I have no idea how bad things are outside these walls, but they’re clearly better than here. Even if those with magic have to hide a major part of themselves or live life on the run. It’s got to be better than this. I have to believe that or I’ll go mad. If I’m not already.
Guards pour into the yard and get into position as the cart jerks to a stop, sending the prisoners stumbling into one another even though they’re packed so tightly in there, they only have enough room to stand.
Their stench makes my nose wrinkle, their unwashed bodies and fear reaching us all the way across the yard. There’s no telling how long they’ve been cramped in there, traveling town to town to pick up Arcanes who’ve been caught by local constabularies.
From what Tahira and other prisoners here have told me, regular village law enforcement may have plenty of collars to capture Arcanes, but they don’t have the facilities for holding them long term. Or regular human criminals.
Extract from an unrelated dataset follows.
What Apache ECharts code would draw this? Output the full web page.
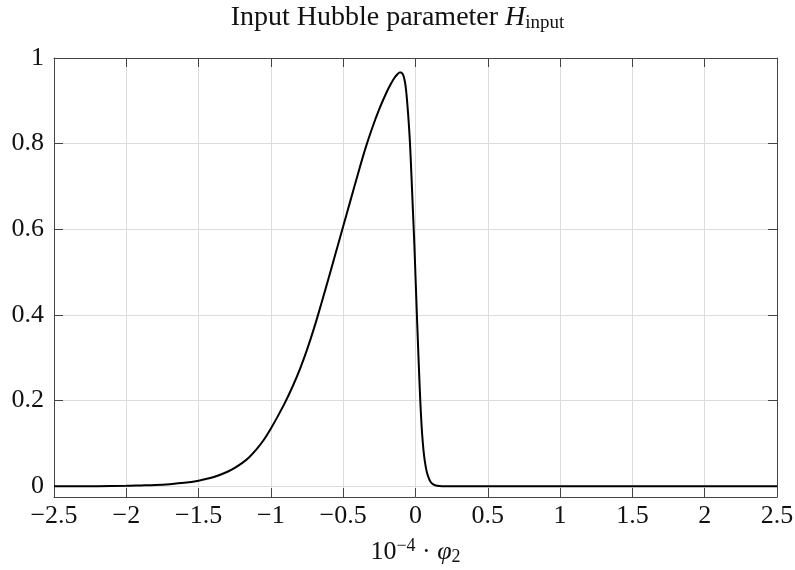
<!DOCTYPE html>
<html>
<head>
<meta charset="utf-8">
<script src="https://cdn.jsdelivr.net/npm/echarts@6/dist/echarts.min.js"></script>
<style>
html,body{margin:0;padding:0;background:#fff;}
#chart{width:795px;height:570px;}
</style>
</head>
<body>
<div id="chart"></div>
<script>
// x values (units of 1e-4 · φ2)
const xValues = [-2.5, -2.2, -2.0, -1.9, -1.8, -1.7, -1.6, -1.5, -1.45, -1.4, -1.35, -1.3, -1.25, -1.2, -1.15, -1.1, -1.05, -1.0,
  -0.95, -0.9, -0.85, -0.8, -0.75, -0.7, -0.65, -0.6, -0.55, -0.5, -0.45, -0.4, -0.35, -0.3, -0.25, -0.2, -0.17, -0.145,
  -0.125, -0.11, -0.1, -0.09, -0.08, -0.068, -0.057, -0.047, -0.038, -0.028, -0.018, -0.008, 0.0, 0.008, 0.016, 0.024, 0.033,
  0.042, 0.051, 0.06, 0.07, 0.08, 0.093, 0.105, 0.12, 0.14, 0.166, 0.2, 0.3, 1.0, 2.5];
// H_input values
const yValues = [0, 0.0002, 0.001, 0.002, 0.003, 0.005, 0.008, 0.013, 0.017, 0.021, 0.027, 0.034, 0.043, 0.054, 0.068, 0.086, 0.108, 0.135,
  0.165, 0.197, 0.233, 0.273, 0.319, 0.371, 0.428, 0.487, 0.547, 0.607, 0.667, 0.727, 0.785, 0.836, 0.881, 0.920, 0.940, 0.954,
  0.962, 0.966, 0.966, 0.963, 0.955, 0.933, 0.895, 0.850, 0.800, 0.725, 0.645, 0.565, 0.490, 0.415, 0.343, 0.273, 0.200,
  0.142, 0.100, 0.070, 0.047, 0.031, 0.018, 0.010, 0.005, 0.002, 0.0007, 0.0002, 0, 0, 0];
const yTicks = [0, 0.2, 0.4, 0.6, 0.8, 1];
const titleText = 'Input Hubble parameter ';

const fmt = v => String(v).replace('-', '\u2212');
const FONT = '"Liberation Serif", "DejaVu Serif", serif';
const frameColor = '#444';
const gridColor = '#dcdcdc';
const FS = 26;

const chart = echarts.init(document.getElementById('chart'), null, {renderer: 'canvas'});
chart.setOption({
  animation: false,
  backgroundColor: '#fff',
  title: {
    text: titleText + '{h|H}{s|input}',
    left: 'center', top: 3, padding: 0,
    textStyle: {
      fontFamily: FONT, fontSize: 28, fontWeight: 'normal', color: '#111',
      rich: {
        h: {fontFamily: FONT, fontSize: 28, fontStyle: 'italic', color: '#111'},
        s: {fontFamily: FONT, fontSize: 19, color: '#111', padding: [11, 0, 0, 0]}
      }
    }
  },
  grid: {left: 54, right: 18, top: 58, bottom: 73, outerBoundsMode: 'none', containLabel: false},
  xAxis: [{
    type: 'value', min: -2.5, max: 2.5, interval: 0.5,
    name: '10{sup|\u22124} \u00b7 {i|\u03c6}{sub|2}',
    nameLocation: 'middle', nameGap: 40,
    nameTextStyle: {
      fontFamily: FONT, fontSize: FS, color: '#111',
      rich: {
        sup: {fontFamily: FONT, fontSize: 18, color: '#111', padding: [0, 0, 12, 0]},
        i: {fontFamily: FONT, fontSize: FS, fontStyle: 'italic', color: '#111'},
        sub: {fontFamily: FONT, fontSize: 18, color: '#111', padding: [10, 0, 0, 0]}
      }
    },
    axisLine: {show: true, onZero: false, lineStyle: {color: frameColor, width: 1}},
    axisTick: {show: true, inside: true, length: 9, lineStyle: {color: frameColor}},
    axisLabel: {fontFamily: FONT, fontSize: FS, color: '#111', margin: 6, formatter: fmt},
    splitLine: {show: true, lineStyle: {color: gridColor, width: 1}}
  }, {
    type: 'value', position: 'top', min: -2.5, max: 2.5, interval: 0.5,
    axisLine: {show: true, onZero: false, lineStyle: {color: frameColor, width: 1}},
    axisTick: {show: true, inside: true, length: 9, lineStyle: {color: frameColor}},
    axisLabel: {show: false},
    splitLine: {show: false}
  }],
  yAxis: [{
    type: 'value', min: -0.025, max: 1,
    axisLine: {show: true, onZero: false, lineStyle: {color: frameColor, width: 1}},
    axisTick: {show: true, inside: true, length: 9, lineStyle: {color: frameColor}, customValues: yTicks},
    axisLabel: {fontFamily: FONT, fontSize: FS, color: '#111', margin: 10, customValues: yTicks, formatter: fmt},
    splitLine: {show: true, lineStyle: {color: gridColor, width: 1}}
  }, {
    type: 'value', position: 'right', min: -0.025, max: 1,
    axisLine: {show: true, onZero: false, lineStyle: {color: frameColor, width: 1}},
    axisTick: {show: true, inside: true, length: 9, lineStyle: {color: frameColor}, customValues: yTicks},
    axisLabel: {show: false, customValues: yTicks},
    splitLine: {show: false}
  }],
  series: [{
    type: 'line',
    xAxisIndex: 0, yAxisIndex: 0,
    data: xValues.map((x, i) => [x, yValues[i]]),
    showSymbol: false,
    smooth: 0.3,
    lineStyle: {color: '#000', width: 2},
    z: 5
  }]
});
</script>
</body>
</html>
The guard who hit me with a tomato last night pulls down the ramp attached to the cart and unlocks the door, yanking prisoners through the door and shoving them into the waiting arms of the ring of guards surrounding the cart.
I reach out for Tahira’s hand, my throat tight and pulse racing. She squeezes back, her grip harsh from her own helpless rage.
There have to be at least thirty of them stuffed into the small cart.
The guards have the whips unfurled, snapping them at the backs and heels of the Arcanes stumbling from the back, squinting against the burning sunlight.
One of the prisoners breaks away from the others, snarling, his dark skin ashen.
A vampire.
He’s probably starving. They all show up here like that, almost mad in their need for blood.
The collar around his neck doesn’t strip away his thirst or the necessity of it to survive. It only strips away his arcane strength and speed, making him as weak and slow as a human.
He doesn’t even flinch when the whip slashes through his shirt to his back as he tries to take a bite out of one of the guard’s throats.
Before he makes contact, two Arcanes from the prison cart grab him and haul him back.